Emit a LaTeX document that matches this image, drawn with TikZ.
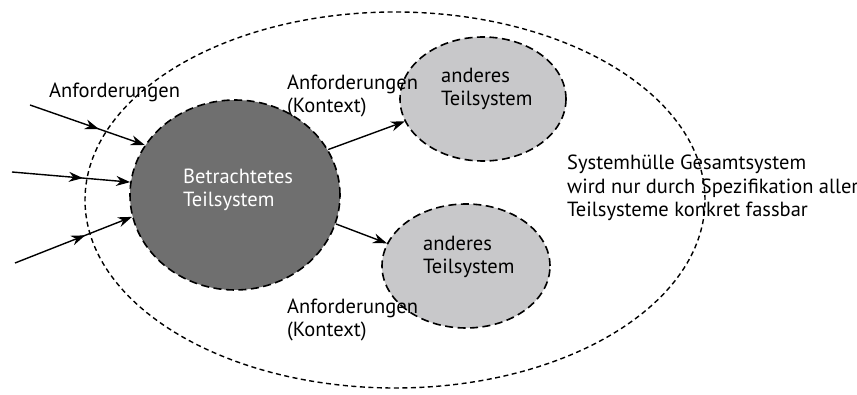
\documentclass[tikz,border=0pt]{standalone}
\usepackage{fontspec}
\setmainfont{PT Sans}
\usetikzlibrary{shapes.geometric,arrows.meta,decorations.markings}
\definecolor{darkfill}{HTML}{6F6F6F}
\definecolor{lightfill}{HTML}{C8C8CA}
\tikzset{
  lbl/.style={font=\fontsize{20.5}{23.5}\selectfont, align=left, anchor=west, inner sep=0pt},
  sub/.style={ellipse, draw=black, line width=1.6pt, dash pattern=on 8pt off 4.5pt, fill=lightfill, inner sep=0pt},
  mainsys/.style={ellipse, draw=black, line width=1.6pt, dash pattern=on 8pt off 4.5pt, fill=darkfill, inner sep=0pt},
  hull/.style={ellipse, draw=black, line width=1.4pt, dash pattern=on 5pt off 3.5pt, inner sep=0pt},
  arr/.style={line width=1.4pt, -{Stealth[length=14pt,width=10pt]}},
  midarr/.style={arr, postaction={decorate}, decoration={markings, mark=at position 0.6 with {\arrow{Stealth[length=14pt,width=10pt]}}}}
}
\begin{document}
\begin{tikzpicture}[x=1pt,y=-1pt]
\useasboundingbox (0,0) rectangle (857,395);
% outer hull
\node[hull, minimum width=620pt, minimum height=376pt] (hull) at (395,200) {};
% subsystems
\node[mainsys, minimum width=210pt, minimum height=190pt] (main) at (235,195) {};
\node[sub, minimum width=166pt, minimum height=124pt] (top) at (483,99) {};
\node[sub, minimum width=168pt, minimum height=124pt] (bot) at (466,266) {};
% texts
\node[lbl, text=white] (maintxt) at (183,190) {Betrachtetes\\Teilsystem};
\node[lbl] (toptxt) at (441,89) {anderes\\Teilsystem};
\node[lbl] (bottxt) at (423,257) {anderes\\Teilsystem};
\node[lbl] (anf) at (49,92) {Anforderungen};
\node[lbl] (ktop) at (287,96) {Anforderungen\\(Kontext)};
\node[lbl] (kbot) at (287,320) {Anforderungen\\(Kontext)};
\node[lbl] (hulltxt) at (567,188) {Systemhülle Gesamtsystem\\wird nur durch Spezifikation aller\\Teilsysteme konkret fassbar};
% input arrows
\coordinate (in1) at (30,105);
\coordinate (in2) at (12,172);
\coordinate (in3) at (15,263);
\draw[midarr] (in1) -- (main.151);
\draw[midarr] (in2) -- (main.173);
\draw[midarr] (in3) -- (main.192);
% output arrows
\draw[arr] (main.26) -- (top.196);
\draw[arr] (main.-16) -- (bot.164);
\end{tikzpicture}
\end{document}
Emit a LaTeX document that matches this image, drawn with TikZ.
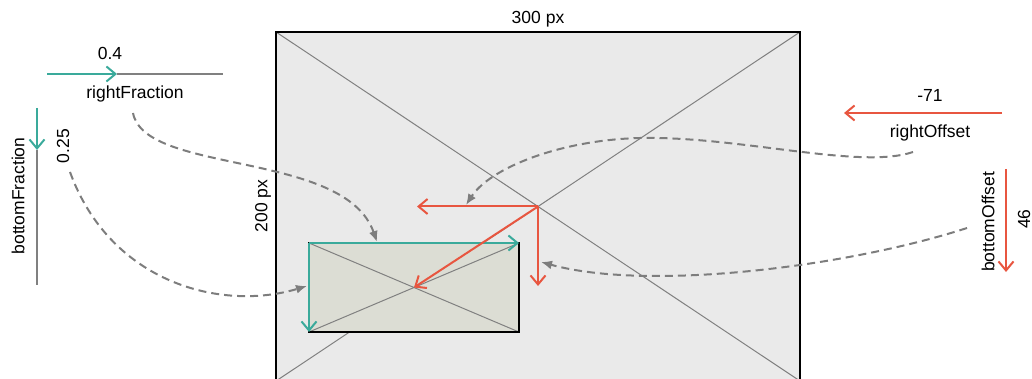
\documentclass[tikz,border=0pt]{standalone}
\usepackage{fontspec}
\setmainfont{Liberation Sans}
\usetikzlibrary{arrows.meta}
\definecolor{teal1}{RGB}{58,170,155}
\definecolor{red1}{RGB}{232,86,64}
\definecolor{bigfill}{RGB}{234,234,234}
\definecolor{smallfill}{RGB}{220,221,212}
\definecolor{diag}{RGB}{128,128,128}
\definecolor{dash1}{RGB}{125,125,125}
\tikzset{
  lbl/.style={font=\fontsize{17.5}{20}\selectfont, inner sep=0pt},
  vec/.style={line width=2pt, -{Straight Barb[length=9pt,width=15pt,line width=2pt]}},
  link/.style={line width=2pt, dash pattern=on 8pt off 5pt, draw=dash1, -{Latex[length=11pt,width=9pt]}},
  diagline/.style={draw=diag, line width=1pt},
}
\begin{document}
\begin{tikzpicture}[x=1pt,y=-1pt]
\useasboundingbox (0,0) rectangle (1032,379);
\clip (0,0) rectangle (1032,379);
% big frame
\coordinate (B1) at (276,32);
\coordinate (B2) at (800,32);
\coordinate (B3) at (800,381);
\coordinate (B4) at (276,381);
\fill[bigfill] (B1) rectangle (B3);
\draw[diagline] (B1) -- (B3);
\draw[diagline] (B2) -- (B4);
\draw[line width=2pt] (B1) rectangle (B3);
% small frame
\coordinate (S1) at (309,243);
\coordinate (S2) at (519,243);
\coordinate (S3) at (519,332);
\coordinate (S4) at (309,332);
\coordinate (SC) at (414,287.5);
\coordinate (BC) at (538,206.5);
\fill[smallfill] (S1) rectangle (S3);
\draw[diagline] (S1) -- (S3);
\draw[diagline] (S2) -- (S4);
\draw[line width=2pt] (S1) rectangle (S3);
\draw[vec, draw=teal1] (S1) -- (S2);
\draw[vec, draw=teal1] (S1) -- (S4);
% red offsets
\coordinate (RL) at (417,206.5);
\coordinate (RD) at (538,286);
\draw[vec, draw=red1] (BC) -- (RL);
\draw[vec, draw=red1] (BC) -- (RD);
\draw[vec, draw=red1] (BC) -- (SC);
% labels
\node[lbl] (w) at (538,19) {300 px};
\node[lbl, rotate=90] (h) at (263,206) {200 px};
% left legend
\coordinate (LH0) at (47,74);
\coordinate (LH1) at (117,74);
\coordinate (LH2) at (223,74);
\draw[diag, line width=2pt] (LH1) -- (LH2);
\draw[vec, draw=teal1] (LH0) -- (LH1);
\node[lbl] (rf) at (110,53) {0.4};
\node[lbl] (rfl) at (135,94) {rightFraction};
\coordinate (LV0) at (37,108);
\coordinate (LV1) at (37,150);
\coordinate (LV2) at (37,285);
\draw[diag, line width=2pt] (LV1) -- (LV2);
\draw[vec, draw=teal1] (LV0) -- (LV1);
\node[lbl, rotate=90] (bfl) at (18,196) {bottomFraction};
\node[lbl, rotate=90] (bf) at (63,146) {0.25};
% right legend
\coordinate (RH0) at (1002,113);
\coordinate (RH1) at (844,113);
\draw[vec, draw=red1] (RH0) -- (RH1);
\node[lbl] (ro) at (930,95) {-71};
\node[lbl] (rol) at (930,133) {rightOffset};
\coordinate (RV0) at (1006,169);
\coordinate (RV1) at (1006,272);
\draw[vec, draw=red1] (RV0) -- (RV1);
\node[lbl, rotate=90] (bol) at (988,222) {bottomOffset};
\node[lbl, rotate=90] (bo) at (1024,219) {46};
% dashed links
\coordinate (T1) at (377,242);
\coordinate (T2) at (307,286);
\coordinate (T3) at (466,205);
\coordinate (T4) at (541,262);
\draw[link] (133,113) .. controls (145,175) and (345,150) .. (T1);
\draw[link] (70,172) .. controls (110,282) and (220,312) .. (T2);
\draw[link] (913,152) .. controls (860,170) and (740,136) .. (640,138) .. controls (560,140) and (490,168) .. (T3);
\draw[link] (967,228) .. controls (850,266) and (650,292) .. (T4);
\end{tikzpicture}
\end{document}
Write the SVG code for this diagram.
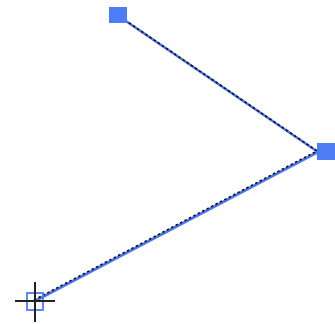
<svg xmlns="http://www.w3.org/2000/svg" width="335" height="324" viewBox="0 0 335 324">
<style>
.ln{fill:none;stroke:#4a74f0;stroke-width:2.6}
.dash{fill:none;stroke:#111;stroke-width:1.6;stroke-dasharray:2.5 2.5}
.h{fill:#4d7cf7}
.cur{stroke:#222;stroke-width:2;fill:none}
</style>
<rect width="335" height="324" fill="#fff"/>
<g id="connectors">
<polyline class="ln" points="35,301 318,152 117,15"/>
<polyline class="dash" points="34,300 317,151 116,14"/>
</g>
<g id="node-top"><rect class="h" x="109" y="7" width="18" height="16"/></g>
<g id="node-right"><rect class="h" x="317" y="143" width="18" height="17"/></g>
<g id="node-start">
<rect x="27" y="293" width="16" height="17" fill="none" stroke="#4d7cf7" stroke-width="1.8"/>
<line class="cur" x1="15" y1="301" x2="55" y2="301"/>
<line class="cur" x1="35" y1="282" x2="35" y2="322"/>
</g>
</svg>
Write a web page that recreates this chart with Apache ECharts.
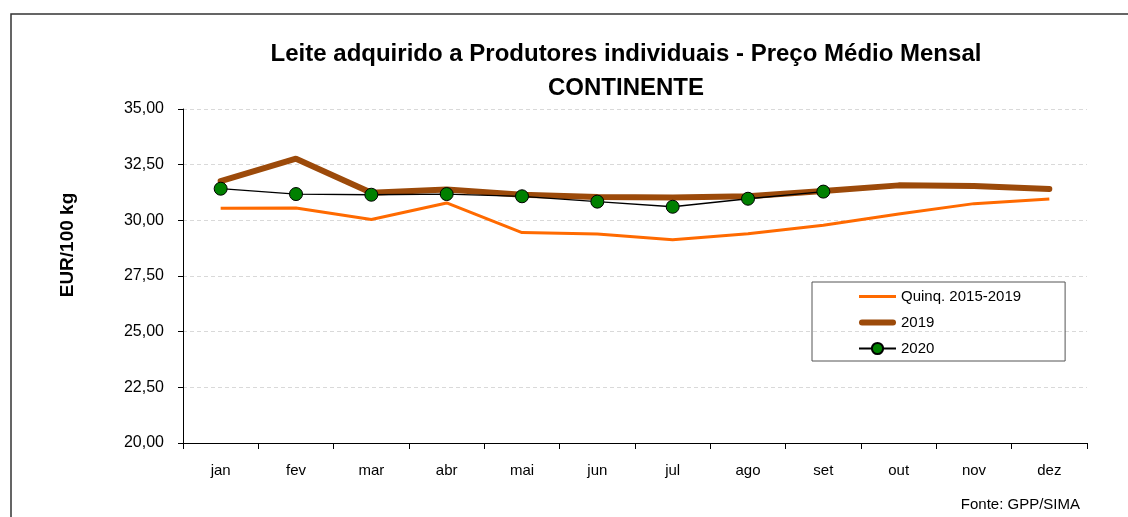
<!DOCTYPE html>
<html><head><meta charset="utf-8">
<script src="https://cdn.jsdelivr.net/npm/echarts@6/dist/echarts.min.js"></script>
<style>html,body{margin:0;padding:0;background:#fff}#c{width:1128px;height:517px}</style>
</head><body><div id="c"></div>
<script>
var months = ['jan','fev','mar','abr','mai','jun','jul','ago','set','out','nov','dez'];
var quinq = [30.54,30.55,30.04,30.78,29.45,29.39,29.13,29.40,29.78,30.28,30.75,30.96];
var y2019 = [31.76,32.77,31.24,31.38,31.15,31.05,31.02,31.08,31.32,31.57,31.54,31.41];
var y2020 = [31.42,31.18,31.15,31.18,31.08,30.84,30.61,30.97,31.29,null,null,null];
var titleText = 'Leite adquirido a Produtores individuais - Preço Médio Mensal\nCONTINENTE';
var yName = 'EUR/100 kg';
var source = 'Fonte: GPP/SIMA';
var F = 'Liberation Sans';
var thinIcon = 'path://M0,0M37,14M0,5.5h37v3h-37z';
var thickIcon = 'path://M0,0M37,14M3,4h31a3,3 0 0 1 0,6h-31a3,3 0 0 1 0,-6z';
var chart = echarts.init(document.getElementById('c'), null, {renderer:'canvas'});
chart.setOption({
  animation:false,
  backgroundColor:'#fff',
  textStyle:{fontFamily:F},
  title:{text:titleText,left:621,top:32,textAlign:'center',
    textStyle:{fontFamily:F,fontWeight:'bold',fontSize:24,lineHeight:34,color:'#000'}},
  graphic:[
    {type:'rect',shape:{x:11,y:14,width:1200,height:600},style:{fill:'none',stroke:'#333',lineWidth:1.5},silent:true,z:-1},
    {type:'text',right:48,top:497,style:{text:source,font:'15px "Liberation Sans"',fill:'#000'}},
    {type:'text',x:68,y:245,rotation:Math.PI/2,
      style:{text:yName,font:'bold 19px "Liberation Sans"',fill:'#000',align:'center',verticalAlign:'middle'}}
  ],
  grid:{left:183,right:41,top:109,bottom:74,containLabel:false},
  legend:{orient:'vertical',left:812,top:282,
    data:[{name:'Quinq. 2015-2019',icon:thinIcon},{name:'2019',icon:thickIcon},{name:'2020'}],
    borderColor:'#555',borderWidth:1,borderRadius:0,
    padding:[7,44,5,46],itemGap:11,itemWidth:37,itemHeight:14,
    textStyle:{fontFamily:F,fontSize:15,color:'#000'}},
  xAxis:{type:'category',data:months,boundaryGap:true,
    axisLine:{lineStyle:{color:'#000',width:1}},
    axisTick:{show:true,length:6,lineStyle:{color:'#000'}},
    axisLabel:{color:'#000',fontFamily:F,fontSize:15,margin:20}},
  yAxis:{type:'value',min:20,max:35,interval:2.5,
    axisLine:{show:true,lineStyle:{color:'#000',width:1}},
    axisTick:{show:true,length:5,lineStyle:{color:'#000'}},
    axisLabel:{color:'#000',fontFamily:F,fontSize:16,margin:19,
      formatter:function(v){return v.toFixed(2).replace('.',',');}},
    splitLine:{show:true,lineStyle:{color:'#d9d9d9',type:[4,3],width:1}}},
  series:[
    {name:'Quinq. 2015-2019',type:'line',data:quinq,symbol:'none',
      lineStyle:{color:'#ff6a00',width:3},itemStyle:{color:'#ff6a00'},z:2},
    {name:'2019',type:'line',data:y2019,symbol:'none',
      lineStyle:{color:'#9c4a0a',width:6,cap:'round'},itemStyle:{color:'#9c4a0a'},z:3},
    {name:'2020',type:'line',data:y2020,symbol:'circle',symbolSize:13,showSymbol:true,
      lineStyle:{color:'#000',width:1.3},
      itemStyle:{color:'#008000',borderColor:'#000',borderWidth:1},z:4}
  ]
});
</script></body></html>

——————————

#### [Goal of the exercise]
Select every line above that contains the word "this", and copy it.

#### [Exercise solution]
Emit a LaTeX document that matches this image, drawn with TikZ.
Emit a LaTeX document that matches this image, drawn with TikZ.
Write the SVG code for this diagram.
Write a web page that recreates this chart with Apache ECharts.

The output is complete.